We start with the well known MNIST dataset of handwritten digits that we already used in our previous article. Our first architecture is a dense network with dimensions 784-256-64-32-16.
In Figure 1 we show the evolution during a typical training of the variance of the 16 latent variables.
Table 1 provides relevant statistics for each latent variable at the end of training, computed over the full dataset: the mean of its variance (that we expect to be around 1, since it should be normally distributed), and the mean of the computed variance σ2(X) (that we expect to be a small value, close to 0). The mean value is around 0 as expected, and we do not report it.
All variables highlighted in red have an anomalous behavior: their variance is very low (in practice, they always have value 0), while the variance σ2(X) computed by the network is around 1 for each X. In other words, the representation is getting sparse! Only 8 latent variables out of 16 are in use: the other ones are completely ignored by the generator.
As an additional confirmation of this fact, in Figure 2 we show a few digits randomly generated from Gaussian sampling in the latent space (upper line) and the result of generation when inactive latent variables have been zeroed-out (lower line): they are indistinguishable.
Let’s try with a convolutional VAE. We consider a relatively sophisticated network, with the following structure (see Figure 3)
In this case, sparsity is less evident, but still present: 3 variables out of 16 are inactive.
Having less sparsity seems to suggest that convolutional networks make a better exploitation of latent variables, typically resulting in a more precise reconstruction and improved generative sampling.
This is likely due to the fact that latent variables encode information corresponding to different portions of the input space, and are less likely to become useless for the generator.
The sparsity phenomenon was first highlighted by Burda et al. in this work, and later confirmed by many authors on several different datasets and neural architectures.
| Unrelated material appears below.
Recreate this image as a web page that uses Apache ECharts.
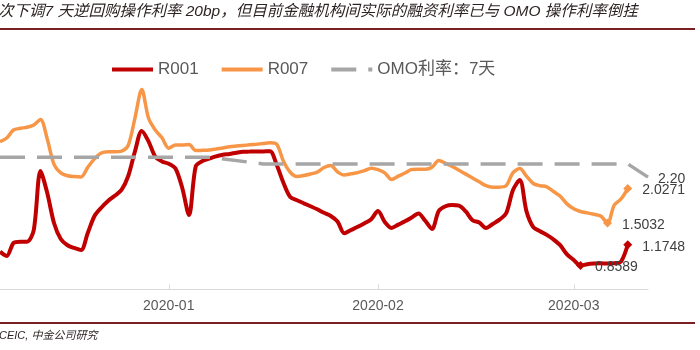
<!DOCTYPE html>
<html>
<head>
<meta charset="utf-8">
<script src="https://cdn.jsdelivr.net/npm/echarts@6/dist/echarts.min.js"></script>
<style>
  html, body { margin: 0; padding: 0; background: #fff; }
  #chart { width: 700px; height: 350px; }
</style>
</head>
<body>
<div id="chart"></div>
<script>
  // 横轴：2019-12-07 起逐日，共 97 天
  var startDate = '2019-12-07';
  var dayCount = 97;

  var r001 = [1.07, 1.005, 1.202, 1.221, 1.221, 1.398, 2.292, 1.959, 1.505, 1.262,
    1.168, 1.126, 1.095, 1.353, 1.611, 1.736, 1.838, 1.917, 2.005, 2.217,
    2.591, 2.898, 2.742, 2.511, 2.438, 2.402, 2.330, 2.035, 1.626, 2.365,
    2.444, 2.479, 2.514, 2.538, 2.550, 2.570, 2.585, 2.586, 2.588, 2.589,
    2.591, 2.383, 2.111, 1.898, 1.850, 1.803, 1.758, 1.712, 1.659, 1.611,
    1.527, 1.348, 1.398, 1.447, 1.502, 1.562, 1.686, 1.520, 1.429, 1.480,
    1.530, 1.588, 1.648, 1.538, 1.414, 1.686, 1.758, 1.776, 1.767, 1.679,
    1.547, 1.512, 1.429, 1.489, 1.555, 1.656, 2.005, 2.156, 1.680, 1.441,
    1.380, 1.324, 1.255, 1.168, 1.029, 0.944, 0.8589, 0.88, 0.89, 0.895,
    0.89, 0.895, 0.92, 1.1748];

  var r007 = [2.736, 2.792, 2.914, 2.939, 2.955, 2.989, 3.073, 2.777, 2.394, 2.265,
    2.220, 2.208, 2.202, 2.348, 2.476, 2.565, 2.585, 2.585, 2.595, 2.683,
    3.098, 3.527, 3.095, 2.914, 2.795, 2.638, 2.686, 2.686, 2.694, 2.602,
    2.606, 2.611, 2.626, 2.642, 2.659, 2.670, 2.680, 2.689, 2.698, 2.709,
    2.720, 2.697, 2.439, 2.273, 2.209, 2.224, 2.247, 2.276, 2.345, 2.376,
    2.280, 2.232, 2.250, 2.268, 2.297, 2.335, 2.312, 2.265, 2.164, 2.214,
    2.262, 2.314, 2.318, 2.318, 2.348, 2.452, 2.408, 2.361, 2.303, 2.245,
    2.186, 2.129, 2.070, 2.047, 2.048, 2.071, 2.267, 2.330, 2.215, 2.103,
    2.070, 2.053, 1.982, 1.911, 1.794, 1.720, 1.679, 1.658, 1.636, 1.612,
    1.5032, 1.777, 1.868, 2.0271];

  // OMO 利率：7天（只有调整前后的节点，中间用直线相连）
  var omoDates = ['2019-12-07', '2020-01-07', '2020-01-15', '2020-03-09', '2020-03-12'];
  var omoValues = [2.50, 2.50, 2.40, 2.40, 2.20];

  // 标注的点
  var r001MarkDates = ['2020-03-02', '2020-03-09'];
  var r007MarkDates = ['2020-03-06', '2020-03-09'];

  var dates = [];
  var d = new Date(startDate + 'T00:00:00Z');
  for (var i = 0; i < dayCount; i++) {
    dates.push(d.toISOString().slice(0, 10));
    d.setUTCDate(d.getUTCDate() + 1);
  }

  function withMarks(values, markDates) {
    return values.map(function (v, i) {
      if (markDates.indexOf(dates[i]) >= 0) {
        return { value: v, symbol: 'diamond', symbolSize: 9, label: { show: true } };
      }
      return v;
    });
  }

  var omoData = dates.map(function (dt) {
    var k = omoDates.indexOf(dt);
    return k >= 0 ? omoValues[k] : null;
  });

  var isMonthStart = function (idx, val) { return val.slice(8) === '01'; };

  var labelStyle = {
    position: 'right',
    distance: 10,
    offset: [0, 2],
    color: '#404040',
    fontSize: 14,
    fontFamily: 'Liberation Sans'
  };

  var myChart = echarts.init(document.getElementById('chart'));
  var option = {
    animation: false,
    grid: { left: 0, right: 52, top: 58.3, bottom: 60.7 },
    legend: {
      left: 110,
      top: 61,
      padding: 0,
      itemWidth: 41,
      itemHeight: 14,
      itemGap: 21,
      itemStyle: { opacity: 0 },
      lineStyle: { width: 4 },
      textStyle: { fontSize: 17, color: '#595959', fontFamily: 'Liberation Sans, Noto Sans CJK SC' },
      data: ['R001', 'R007', 'OMO利率：7天']
    },
    xAxis: {
      type: 'category',
      boundaryGap: false,
      data: dates,
      axisLine: { lineStyle: { color: '#d9d9d9', width: 1 } },
      axisTick: { inside: true, length: 5, interval: isMonthStart, lineStyle: { color: '#d9d9d9' } },
      axisLabel: {
        interval: isMonthStart,
        formatter: function (v) { return v.slice(0, 7); },
        color: '#595959',
        fontSize: 14,
        margin: 10,
        fontFamily: 'Liberation Sans'
      },
      splitLine: { show: false }
    },
    yAxis: {
      type: 'value',
      min: 0.5,
      max: 4.0,
      show: false,
      splitLine: { show: false }
    },
    graphic: [
      {
        type: 'text', left: -2, top: 4,
        style: {
          text: '次下调7 天逆回购操作利率 20bp，但目前金融机构间实际的融资利率已与 OMO 操作利率倒挂',
          font: 'italic 15.5px "Liberation Sans", "Noto Sans CJK SC"',
          fill: '#2e2424'
        }
      },
      { type: 'rect', shape: { x: 0, y: 28, width: 695, height: 2 }, style: { fill: '#7a1f22' } },
      { type: 'rect', shape: { x: 0, y: 322, width: 695, height: 2 }, style: { fill: '#7a1f22' } },
      {
        type: 'text', left: -1, top: 330,
        style: {
          text: 'CEIC, 中金公司研究',
          font: 'italic 11px "Liberation Sans", "Noto Sans CJK SC"',
          fill: '#2e2424'
        }
      }
    ],
    series: [
      {
        name: 'R001',
        type: 'line',
        data: withMarks(r001, r001MarkDates),
        smooth: 0.3,
        symbol: 'none',
        showAllSymbol: true,
        lineStyle: { color: '#c00000', width: 4 },
        itemStyle: { color: '#c00000' },
        label: Object.assign({ show: false, formatter: function (p) { return p.value.toFixed(4); } }, labelStyle)
      },
      {
        name: 'R007',
        type: 'line',
        data: withMarks(r007, r007MarkDates),
        smooth: 0.3,
        symbol: 'none',
        showAllSymbol: true,
        lineStyle: { color: '#f79646', width: 3.5 },
        itemStyle: { color: '#f79646' },
        label: Object.assign({ show: false, formatter: function (p) { return p.value.toFixed(4); } }, labelStyle)
      },
      {
        name: 'OMO利率：7天',
        type: 'line',
        data: omoData,
        connectNulls: true,
        symbol: 'none',
        showAllSymbol: true,
        lineStyle: { color: '#a6a6a6', width: 3.5, type: [25, 12] },
        itemStyle: { color: '#a6a6a6' },
        endLabel: {
          show: true,
          formatter: function (p) { return p.value.toFixed(2); },
          color: '#404040',
          fontSize: 14,
          fontFamily: 'Liberation Sans',
          distance: 10,
          offset: [0, 2]
        }
      }
    ]
  };
  myChart.setOption(option);
</script>
</body>
</html>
We discuss this debated topic and survey the recent literature in this article, where we also investigate a few more concrete examples.
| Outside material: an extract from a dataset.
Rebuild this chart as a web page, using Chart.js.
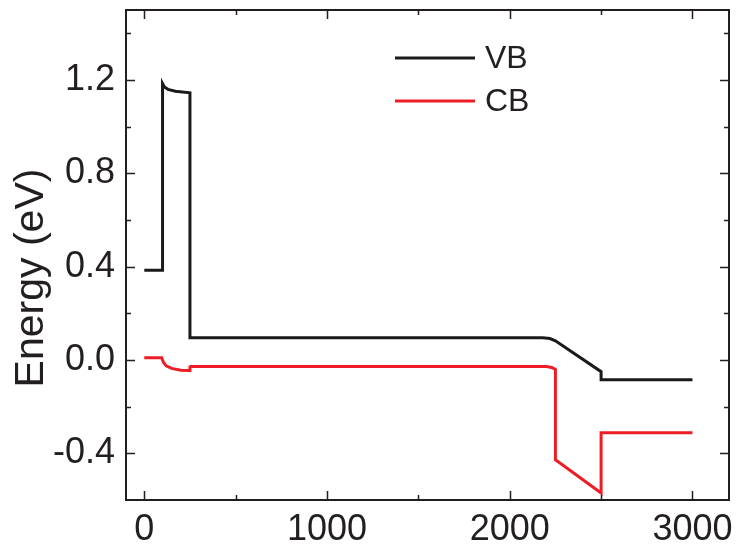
<!DOCTYPE html>
<html>
<head>
<meta charset="utf-8">
<script src="https://cdn.jsdelivr.net/npm/chart.js@4.4.0/dist/chart.umd.min.js"></script>
<style>
  html, body { margin: 0; padding: 0; background: #fff; }
  #wrap { width: 740px; height: 550px; }
</style>
</head>
<body>
<div id="wrap"><canvas id="bandChart" width="740" height="550"></canvas></div>
<script>
// band edge data
const vbX = [0, 100, 100, 110, 130, 170, 250, 250, 2180, 2220, 2250, 2500, 2500, 3000];
const vbY = [0.385, 0.385, 1.185, 1.17, 1.16, 1.152, 1.145, 0.095, 0.095, 0.092, 0.082, -0.05, -0.085, -0.085];

const cbX = [0, 95, 105, 120, 150, 200, 245, 250, 255, 2200, 2230, 2250, 2250, 2500, 2500, 3000];
const cbY = [0.01, 0.01, -0.01, -0.025, -0.036, -0.044, -0.045, -0.03, -0.028, -0.028, -0.032, -0.04, -0.427, -0.57, -0.312, -0.312];

const xMajorTicks = [0, 1000, 2000, 3000];
const xMinorTicks = [500, 1500, 2500];
const yMajorTicks = [-0.4, 0.0, 0.4, 0.8, 1.2];
const yMinorTicks = [-0.2, 0.2, 0.6, 1.0, 1.4];

const yTitle = 'Energy (eV)';

const axisColor = '#231f20';
const fontFamily = '"Liberation Sans", Arial, sans-serif';

function toPoints(xs, ys) {
  return xs.map((x, i) => ({ x: x, y: ys[i] }));
}

// frame with inward ticks on all four sides, plus the y title
const framePlugin = {
  id: 'frame',
  afterDraw(chart) {
    const ctx = chart.ctx;
    const a = chart.chartArea;
    const xs = chart.scales.x;
    const ys = chart.scales.y;
    ctx.save();
    ctx.strokeStyle = axisColor;
    ctx.lineWidth = 2;
    ctx.strokeRect(a.left, a.top, a.right - a.left, a.bottom - a.top);
    ctx.lineWidth = 1.5;
    ctx.beginPath();
    const xt = (vals, len) => vals.forEach(v => {
      const px = Math.round(xs.getPixelForValue(v)) + 0.5;
      ctx.moveTo(px, a.bottom); ctx.lineTo(px, a.bottom - len);
      ctx.moveTo(px, a.top); ctx.lineTo(px, a.top + len);
    });
    const yt = (vals, len) => vals.forEach(v => {
      const py = Math.round(ys.getPixelForValue(v)) + 0.5;
      ctx.moveTo(a.left, py); ctx.lineTo(a.left + len, py);
      ctx.moveTo(a.right, py); ctx.lineTo(a.right - len, py);
    });
    xt(xMajorTicks, 9);
    xt(xMinorTicks, 5);
    yt(yMajorTicks, 9);
    yt(yMinorTicks, 5);
    ctx.stroke();

    // y axis title, sits a bit below the middle like the original
    ctx.translate(43, 278);
    ctx.rotate(-Math.PI / 2);
    ctx.font = '41px ' + fontFamily;
    ctx.fillStyle = axisColor;
    ctx.textAlign = 'center';
    ctx.textBaseline = 'alphabetic';
    ctx.fillText(yTitle, 0, 0);
    ctx.restore();
  }
};

// legend drawn inside the plot area
const legendPlugin = {
  id: 'insideLegend',
  afterDraw(chart) {
    const ctx = chart.ctx;
    ctx.save();
    ctx.font = '32px ' + fontFamily;
    ctx.textBaseline = 'middle';
    chart.data.datasets.forEach((ds, i) => {
      const y = 58 + i * 43;
      ctx.strokeStyle = ds.borderColor;
      ctx.lineWidth = 3;
      ctx.beginPath();
      ctx.moveTo(395, y);
      ctx.lineTo(475, y);
      ctx.stroke();
      ctx.fillStyle = axisColor;
      ctx.fillText(ds.label, 485, y + 1);
    });
    ctx.restore();
  }
};

const ctx = document.getElementById('bandChart').getContext('2d');
const bandChart = new Chart(ctx, {
  type: 'line',
  data: {
    datasets: [{
      label: 'VB',
      data: toPoints(vbX, vbY),
      borderColor: '#1a1a1a',
      borderWidth: 3,
      pointRadius: 0,
      tension: 0,
      fill: false
    }, {
      label: 'CB',
      data: toPoints(cbX, cbY),
      borderColor: '#ee1c25',
      borderWidth: 3,
      pointRadius: 0,
      tension: 0,
      fill: false
    }]
  },
  options: {
    responsive: false,
    animation: false,
    layout: {
      padding: { top: 10, right: 11, left: 0, bottom: 0 }
    },
    scales: {
      x: {
        type: 'linear',
        min: -100,
        max: 3200,
        grid: { display: false, drawTicks: false },
        border: { display: false },
        afterBuildTicks(scale) {
          scale.ticks = xMajorTicks.map(v => ({ value: v }));
        },
        afterFit(scale) {
          scale.height = 50;
          scale.paddingLeft = 0;
          scale.paddingRight = 0;
        },
        ticks: {
          color: axisColor,
          padding: 8,
          maxRotation: 0,
          font: { family: fontFamily, size: 36 },
          callback: v => String(v)
        }
      },
      y: {
        type: 'linear',
        min: -0.6,
        max: 1.5,
        grid: { display: false, drawTicks: false },
        border: { display: false },
        afterBuildTicks(scale) {
          scale.ticks = yMajorTicks.map(v => ({ value: v }));
        },
        afterFit(scale) {
          scale.width = 126;
          scale.paddingTop = 0;
          scale.paddingBottom = 0;
        },
        ticks: {
          color: axisColor,
          padding: 11,
          font: { family: fontFamily, size: 36 },
          callback: v => v.toFixed(1)
        }
      }
    },
    plugins: {
      legend: { display: false },
      tooltip: { enabled: false }
    }
  },
  plugins: [framePlugin, legendPlugin]
});
</script>
</body>
</html>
The degree of sparsity may slightly vary from training to training, but not in a significant way (at least, for similar final values of the loss function). This seems to suggest that, given a certain neural architecture, there exists an intrinsic, “optimal” compression of data in the latent space. If the network does not exhibit sparsity, it is probably a good idea to augment the dimension of the latent space; conversely, if the network is sparse we may reduce its dimension removing inactive latent variables and their connections
Kullback-Leibler divergence and sparsity
Let us consider the loglikelihood for data X:
Ez∼Q(z|X) log P(X|z) − KL(Q(z|X)||P(z))
If we remove the Kullback-Leibler component from previous objective function, or just keep the quadratic penalty on latent variables, the sparsity phenomenon disappears. So, sparsity must be related to that part of the loss function.
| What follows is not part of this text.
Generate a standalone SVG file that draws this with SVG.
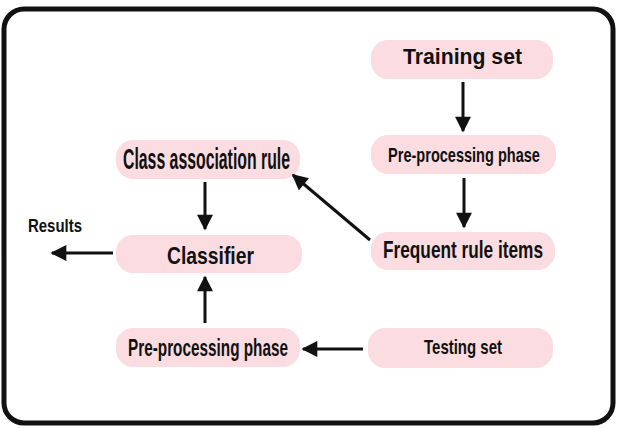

It is also evident that if the generator ignores a latent variable, P(X|z) will not depend on it and the loglikelihood is maximal when the distribution of Q(z|X) is equal to the prior distribution P(z), that is just a normal distribution with 0 mean and standard deviation 1. In other words, the generator is induced to learn a trivial encoding zX = 0 and a (fake) variance σ2(X) =1. Sampling has no effect, since the sampled value for zX will just be ignored.
Intuitively, if during training a latent variable is of moderate interest for reconstructing the input (in comparison with the other variables), the network will learn to give less importance to it; at the end, the Kullback-Leibler divergence may prevail, pushing the mean towards 0 and the standard deviation towards 1. This will make the latent variable even more noisy, in a vicious loop that will eventually induce the network to completely ignore the latent variable.